His talk last week was on what he calls “strategic reading”, which I think is both profoundly incisive, and in its way troubling. Incisive because this is, indeed, the shape of things to come. What Allen describes sounds correct, both as a description of what is happening, and as a tendency and a trend. Troubling because I, for one, can’t help be concerned about what we risk losing next to what we gain.

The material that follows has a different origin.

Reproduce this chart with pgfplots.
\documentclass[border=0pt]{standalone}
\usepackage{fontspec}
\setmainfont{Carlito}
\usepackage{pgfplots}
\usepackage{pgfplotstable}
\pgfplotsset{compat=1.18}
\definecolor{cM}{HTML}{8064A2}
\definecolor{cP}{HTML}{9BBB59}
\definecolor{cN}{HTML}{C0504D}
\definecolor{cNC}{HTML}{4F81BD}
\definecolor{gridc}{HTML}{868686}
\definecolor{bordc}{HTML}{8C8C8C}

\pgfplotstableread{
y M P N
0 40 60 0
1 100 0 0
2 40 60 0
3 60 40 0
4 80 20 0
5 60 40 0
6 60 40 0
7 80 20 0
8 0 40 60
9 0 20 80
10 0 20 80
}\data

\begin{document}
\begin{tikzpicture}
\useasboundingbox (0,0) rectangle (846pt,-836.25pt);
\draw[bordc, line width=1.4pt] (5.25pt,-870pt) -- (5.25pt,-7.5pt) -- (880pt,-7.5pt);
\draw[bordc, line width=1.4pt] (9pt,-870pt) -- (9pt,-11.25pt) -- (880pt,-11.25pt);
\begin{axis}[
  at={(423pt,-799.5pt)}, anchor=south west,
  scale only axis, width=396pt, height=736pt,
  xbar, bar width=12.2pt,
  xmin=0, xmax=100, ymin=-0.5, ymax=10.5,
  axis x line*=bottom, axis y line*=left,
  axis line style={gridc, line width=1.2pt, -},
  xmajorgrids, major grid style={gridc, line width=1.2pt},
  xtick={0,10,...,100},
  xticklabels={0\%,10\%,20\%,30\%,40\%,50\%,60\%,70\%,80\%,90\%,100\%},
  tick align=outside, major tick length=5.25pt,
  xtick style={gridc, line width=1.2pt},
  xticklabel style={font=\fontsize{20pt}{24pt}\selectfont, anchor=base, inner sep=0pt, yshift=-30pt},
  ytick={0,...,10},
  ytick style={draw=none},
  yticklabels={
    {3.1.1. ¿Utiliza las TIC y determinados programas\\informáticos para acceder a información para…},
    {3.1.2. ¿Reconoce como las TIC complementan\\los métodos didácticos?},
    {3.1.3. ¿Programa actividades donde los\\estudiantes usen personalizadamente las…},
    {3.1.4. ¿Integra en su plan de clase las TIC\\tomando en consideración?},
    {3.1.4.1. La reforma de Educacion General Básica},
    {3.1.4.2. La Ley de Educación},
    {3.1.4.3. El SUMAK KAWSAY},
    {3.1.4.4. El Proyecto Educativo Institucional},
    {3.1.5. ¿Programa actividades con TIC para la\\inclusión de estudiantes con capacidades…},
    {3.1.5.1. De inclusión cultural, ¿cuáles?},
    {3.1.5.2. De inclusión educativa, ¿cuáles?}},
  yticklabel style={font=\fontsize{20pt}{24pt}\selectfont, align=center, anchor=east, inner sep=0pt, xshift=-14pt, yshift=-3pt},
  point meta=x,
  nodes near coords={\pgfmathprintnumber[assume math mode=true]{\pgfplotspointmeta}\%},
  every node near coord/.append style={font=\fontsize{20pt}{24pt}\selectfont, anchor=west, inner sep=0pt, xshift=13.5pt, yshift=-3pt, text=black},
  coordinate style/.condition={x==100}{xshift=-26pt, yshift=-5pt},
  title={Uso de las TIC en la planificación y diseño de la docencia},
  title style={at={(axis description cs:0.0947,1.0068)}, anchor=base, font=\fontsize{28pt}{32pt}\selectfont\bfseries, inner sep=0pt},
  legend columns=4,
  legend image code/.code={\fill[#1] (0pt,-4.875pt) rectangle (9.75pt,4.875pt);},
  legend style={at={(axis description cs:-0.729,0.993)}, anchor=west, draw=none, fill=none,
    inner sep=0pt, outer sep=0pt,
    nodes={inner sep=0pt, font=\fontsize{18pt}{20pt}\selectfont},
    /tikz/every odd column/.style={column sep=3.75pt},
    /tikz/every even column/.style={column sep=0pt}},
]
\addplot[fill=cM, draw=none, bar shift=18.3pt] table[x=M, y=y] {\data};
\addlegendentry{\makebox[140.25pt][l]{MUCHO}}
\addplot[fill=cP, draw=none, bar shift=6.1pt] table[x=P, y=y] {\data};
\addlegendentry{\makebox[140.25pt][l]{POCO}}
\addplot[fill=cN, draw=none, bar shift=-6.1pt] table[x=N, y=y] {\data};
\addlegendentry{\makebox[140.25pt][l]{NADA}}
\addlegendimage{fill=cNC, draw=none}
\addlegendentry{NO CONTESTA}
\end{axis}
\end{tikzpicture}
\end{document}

Don’t get me wrong: I am all in favor of “strategic reading”, and I do quite a bit of it myself. Allen is describing the way we now scan and read at once, dipping in and out, making assessments at a distance, making choices even before we read, before we commit time and effort to deeper engagement. Electronic media and (where we have it) the strong encoding behind it (behind them, I am quick to correct myself) facilitate this inasmuch as they allow us to aggregate and filter according to criteria selected in advance–to foreground, highlight and dramatize significant content before we even know it is there. (Back to my demo on visualization of document structures.) Especially in an age of information overload, when so much of what we see is only a distraction, this is necessary and inescapable. We will even have serendipity engines, or so they tell us. (Unless that’s another case of Artificial Intelligence Meets Natural Stupidity.)

Yet at the same time, the other voice says this isn’t really reading, but a strategic avoidance of reading. Not that that isn’t perfectly fine, in its way (we’re certainly not going to read all that stuff). But it doesn’t offer the rewards that I once learned can be won, with effort, from a well-wrought text, serving as an occasion for a kind of contest of mind, a discipline of attention with an unknown outcome.

So much of what we “learn” isn’t learning at all, but only reinforcement. We only become more like what we were already (as Gertrude Stein said of Americans between the wars). I can’t help but wonder whether this is enough. I also want to be changed by what I read.